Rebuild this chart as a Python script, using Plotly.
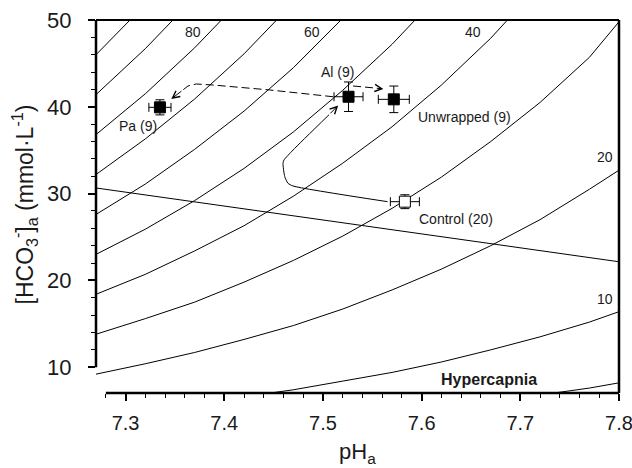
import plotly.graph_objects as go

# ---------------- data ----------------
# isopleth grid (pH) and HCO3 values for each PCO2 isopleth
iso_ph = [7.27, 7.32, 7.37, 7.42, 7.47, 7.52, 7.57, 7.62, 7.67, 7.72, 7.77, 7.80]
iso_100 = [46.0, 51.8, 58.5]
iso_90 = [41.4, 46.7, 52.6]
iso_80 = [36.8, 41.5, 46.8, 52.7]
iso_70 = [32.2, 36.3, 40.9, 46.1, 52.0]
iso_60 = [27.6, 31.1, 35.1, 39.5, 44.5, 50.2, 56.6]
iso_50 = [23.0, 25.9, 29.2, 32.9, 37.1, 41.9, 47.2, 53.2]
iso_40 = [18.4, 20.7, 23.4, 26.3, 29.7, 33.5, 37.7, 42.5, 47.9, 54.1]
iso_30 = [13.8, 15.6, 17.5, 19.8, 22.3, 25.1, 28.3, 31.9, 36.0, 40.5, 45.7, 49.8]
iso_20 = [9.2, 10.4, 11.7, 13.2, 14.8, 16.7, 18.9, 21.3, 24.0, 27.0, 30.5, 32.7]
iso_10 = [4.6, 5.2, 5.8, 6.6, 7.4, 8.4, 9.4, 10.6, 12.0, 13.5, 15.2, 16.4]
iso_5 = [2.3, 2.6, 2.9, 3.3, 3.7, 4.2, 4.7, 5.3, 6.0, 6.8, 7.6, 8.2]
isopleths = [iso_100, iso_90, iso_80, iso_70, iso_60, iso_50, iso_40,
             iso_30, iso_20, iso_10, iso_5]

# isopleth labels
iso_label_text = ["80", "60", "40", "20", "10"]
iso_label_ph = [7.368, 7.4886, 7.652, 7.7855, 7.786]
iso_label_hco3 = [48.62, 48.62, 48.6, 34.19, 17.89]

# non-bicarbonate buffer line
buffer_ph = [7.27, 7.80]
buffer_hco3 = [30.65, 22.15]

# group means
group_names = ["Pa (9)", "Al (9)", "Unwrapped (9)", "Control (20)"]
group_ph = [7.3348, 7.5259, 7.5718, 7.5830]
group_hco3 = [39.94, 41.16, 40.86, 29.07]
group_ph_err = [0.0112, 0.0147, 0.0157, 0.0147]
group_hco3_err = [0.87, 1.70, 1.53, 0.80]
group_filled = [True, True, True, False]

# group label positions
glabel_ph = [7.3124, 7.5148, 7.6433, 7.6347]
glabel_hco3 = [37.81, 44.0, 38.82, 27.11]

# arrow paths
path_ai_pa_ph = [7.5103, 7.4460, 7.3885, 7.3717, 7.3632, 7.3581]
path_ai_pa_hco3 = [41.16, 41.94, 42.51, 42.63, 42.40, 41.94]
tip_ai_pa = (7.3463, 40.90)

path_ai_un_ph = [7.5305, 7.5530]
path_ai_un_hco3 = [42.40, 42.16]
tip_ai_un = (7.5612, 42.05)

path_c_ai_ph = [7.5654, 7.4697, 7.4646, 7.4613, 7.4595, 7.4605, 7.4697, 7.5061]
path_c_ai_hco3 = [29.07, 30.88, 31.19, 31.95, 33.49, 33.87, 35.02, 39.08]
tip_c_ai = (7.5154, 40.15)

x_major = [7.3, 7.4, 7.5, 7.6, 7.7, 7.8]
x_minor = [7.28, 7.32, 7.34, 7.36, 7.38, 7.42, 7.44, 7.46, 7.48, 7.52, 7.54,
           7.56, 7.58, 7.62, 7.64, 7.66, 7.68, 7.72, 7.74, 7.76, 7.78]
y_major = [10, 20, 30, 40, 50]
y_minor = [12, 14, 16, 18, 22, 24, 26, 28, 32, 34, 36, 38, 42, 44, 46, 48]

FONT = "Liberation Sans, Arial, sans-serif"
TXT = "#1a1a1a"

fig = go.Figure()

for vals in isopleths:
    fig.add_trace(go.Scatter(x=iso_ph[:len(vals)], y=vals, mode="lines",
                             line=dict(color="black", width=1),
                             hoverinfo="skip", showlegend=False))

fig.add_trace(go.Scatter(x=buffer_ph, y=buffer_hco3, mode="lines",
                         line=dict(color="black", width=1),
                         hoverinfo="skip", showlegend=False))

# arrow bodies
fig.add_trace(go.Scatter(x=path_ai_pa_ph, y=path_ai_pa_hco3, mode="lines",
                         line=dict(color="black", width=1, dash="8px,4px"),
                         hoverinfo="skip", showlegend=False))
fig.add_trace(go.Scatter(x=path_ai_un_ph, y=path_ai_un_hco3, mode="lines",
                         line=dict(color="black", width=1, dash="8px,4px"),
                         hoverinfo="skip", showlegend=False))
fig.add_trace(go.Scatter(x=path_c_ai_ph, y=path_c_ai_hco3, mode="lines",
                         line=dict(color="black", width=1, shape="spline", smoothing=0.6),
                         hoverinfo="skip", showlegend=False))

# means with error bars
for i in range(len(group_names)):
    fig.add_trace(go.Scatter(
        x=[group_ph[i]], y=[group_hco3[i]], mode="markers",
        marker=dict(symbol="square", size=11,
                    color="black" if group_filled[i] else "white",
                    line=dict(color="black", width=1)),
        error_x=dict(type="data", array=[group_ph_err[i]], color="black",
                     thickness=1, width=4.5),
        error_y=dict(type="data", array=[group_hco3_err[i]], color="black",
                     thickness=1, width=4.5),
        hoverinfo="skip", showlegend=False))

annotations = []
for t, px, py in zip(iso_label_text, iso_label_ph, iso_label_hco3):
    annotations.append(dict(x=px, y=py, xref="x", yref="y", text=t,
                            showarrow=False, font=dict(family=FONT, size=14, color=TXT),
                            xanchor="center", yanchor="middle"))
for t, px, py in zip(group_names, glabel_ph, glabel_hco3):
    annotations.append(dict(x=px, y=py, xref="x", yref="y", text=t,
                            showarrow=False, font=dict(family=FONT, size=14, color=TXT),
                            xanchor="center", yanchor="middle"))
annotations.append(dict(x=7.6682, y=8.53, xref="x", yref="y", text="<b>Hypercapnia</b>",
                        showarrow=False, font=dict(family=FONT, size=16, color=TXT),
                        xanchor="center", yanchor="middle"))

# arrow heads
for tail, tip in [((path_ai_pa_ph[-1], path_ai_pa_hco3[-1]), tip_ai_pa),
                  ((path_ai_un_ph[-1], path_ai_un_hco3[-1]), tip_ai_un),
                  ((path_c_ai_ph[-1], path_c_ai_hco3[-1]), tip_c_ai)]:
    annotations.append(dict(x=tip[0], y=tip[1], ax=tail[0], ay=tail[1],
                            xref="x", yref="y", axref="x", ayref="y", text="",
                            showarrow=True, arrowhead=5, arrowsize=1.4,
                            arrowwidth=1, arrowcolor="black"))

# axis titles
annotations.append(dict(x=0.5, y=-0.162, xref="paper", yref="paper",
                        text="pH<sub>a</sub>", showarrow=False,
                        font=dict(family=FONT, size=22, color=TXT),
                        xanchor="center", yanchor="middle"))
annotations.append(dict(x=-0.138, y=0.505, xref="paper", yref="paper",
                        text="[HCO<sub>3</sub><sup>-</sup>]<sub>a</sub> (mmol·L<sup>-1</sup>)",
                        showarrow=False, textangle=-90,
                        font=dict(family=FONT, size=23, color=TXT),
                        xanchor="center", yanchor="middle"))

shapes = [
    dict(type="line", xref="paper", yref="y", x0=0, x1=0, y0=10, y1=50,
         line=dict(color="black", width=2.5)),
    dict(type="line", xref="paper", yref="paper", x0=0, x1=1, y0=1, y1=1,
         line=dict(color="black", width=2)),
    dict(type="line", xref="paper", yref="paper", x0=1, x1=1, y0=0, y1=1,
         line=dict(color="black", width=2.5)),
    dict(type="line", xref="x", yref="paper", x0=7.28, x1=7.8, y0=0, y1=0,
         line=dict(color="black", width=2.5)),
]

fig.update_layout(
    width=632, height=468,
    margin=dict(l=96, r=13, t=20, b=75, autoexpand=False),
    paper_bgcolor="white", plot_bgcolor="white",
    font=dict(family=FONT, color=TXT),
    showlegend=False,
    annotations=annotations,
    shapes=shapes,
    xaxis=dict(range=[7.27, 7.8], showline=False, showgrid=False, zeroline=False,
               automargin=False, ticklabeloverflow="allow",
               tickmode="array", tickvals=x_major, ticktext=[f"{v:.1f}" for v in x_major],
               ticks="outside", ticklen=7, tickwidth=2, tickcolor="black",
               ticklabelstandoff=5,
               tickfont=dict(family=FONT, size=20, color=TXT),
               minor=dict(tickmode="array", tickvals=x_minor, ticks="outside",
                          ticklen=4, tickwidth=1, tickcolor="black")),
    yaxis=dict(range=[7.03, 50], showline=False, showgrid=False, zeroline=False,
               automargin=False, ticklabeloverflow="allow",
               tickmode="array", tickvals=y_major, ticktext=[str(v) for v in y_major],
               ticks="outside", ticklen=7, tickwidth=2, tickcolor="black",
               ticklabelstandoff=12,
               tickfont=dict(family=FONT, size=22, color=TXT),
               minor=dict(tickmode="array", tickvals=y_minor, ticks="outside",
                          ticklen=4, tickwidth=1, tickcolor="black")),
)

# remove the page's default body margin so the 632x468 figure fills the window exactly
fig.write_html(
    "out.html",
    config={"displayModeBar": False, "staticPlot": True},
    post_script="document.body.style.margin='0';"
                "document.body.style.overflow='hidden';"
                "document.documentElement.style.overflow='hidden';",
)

_ _ _ _ _

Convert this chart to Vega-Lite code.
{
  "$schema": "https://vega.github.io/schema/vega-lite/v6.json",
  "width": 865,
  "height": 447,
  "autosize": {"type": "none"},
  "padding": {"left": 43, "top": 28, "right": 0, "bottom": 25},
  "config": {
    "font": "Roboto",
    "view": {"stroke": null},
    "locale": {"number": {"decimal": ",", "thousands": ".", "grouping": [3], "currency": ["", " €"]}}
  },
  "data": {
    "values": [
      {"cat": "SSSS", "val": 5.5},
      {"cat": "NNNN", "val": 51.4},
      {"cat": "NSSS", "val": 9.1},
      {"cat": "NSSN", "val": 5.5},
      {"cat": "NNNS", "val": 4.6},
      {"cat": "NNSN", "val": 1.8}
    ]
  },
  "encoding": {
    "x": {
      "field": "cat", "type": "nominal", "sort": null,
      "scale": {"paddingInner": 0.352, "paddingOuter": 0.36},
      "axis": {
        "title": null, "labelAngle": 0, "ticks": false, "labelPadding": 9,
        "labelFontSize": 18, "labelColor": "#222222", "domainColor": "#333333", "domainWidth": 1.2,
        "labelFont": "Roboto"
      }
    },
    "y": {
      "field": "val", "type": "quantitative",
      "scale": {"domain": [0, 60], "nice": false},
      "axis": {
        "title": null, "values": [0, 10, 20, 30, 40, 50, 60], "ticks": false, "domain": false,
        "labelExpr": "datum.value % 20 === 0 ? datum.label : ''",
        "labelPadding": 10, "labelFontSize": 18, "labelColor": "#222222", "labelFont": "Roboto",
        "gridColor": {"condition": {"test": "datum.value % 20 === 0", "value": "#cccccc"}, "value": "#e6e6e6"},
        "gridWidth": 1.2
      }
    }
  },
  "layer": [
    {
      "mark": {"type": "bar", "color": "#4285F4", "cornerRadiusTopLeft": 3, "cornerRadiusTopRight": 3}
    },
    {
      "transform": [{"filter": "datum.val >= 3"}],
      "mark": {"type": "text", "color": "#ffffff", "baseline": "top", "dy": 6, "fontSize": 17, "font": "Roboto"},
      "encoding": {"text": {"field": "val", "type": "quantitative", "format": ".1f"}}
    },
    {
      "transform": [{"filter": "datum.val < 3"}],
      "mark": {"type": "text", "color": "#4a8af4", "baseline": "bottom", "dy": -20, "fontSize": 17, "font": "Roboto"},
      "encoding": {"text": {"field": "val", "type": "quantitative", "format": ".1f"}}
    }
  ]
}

_ _ _ _ _

• Short exercise: Transcribe only the lines from the line holding "Rebuild this chart" through the line holding "import plotly.graph_objects as go", inclusive, without any of the pictures.

• Full answer:
Rebuild this chart as a Python script, using Plotly.
import plotly.graph_objects as go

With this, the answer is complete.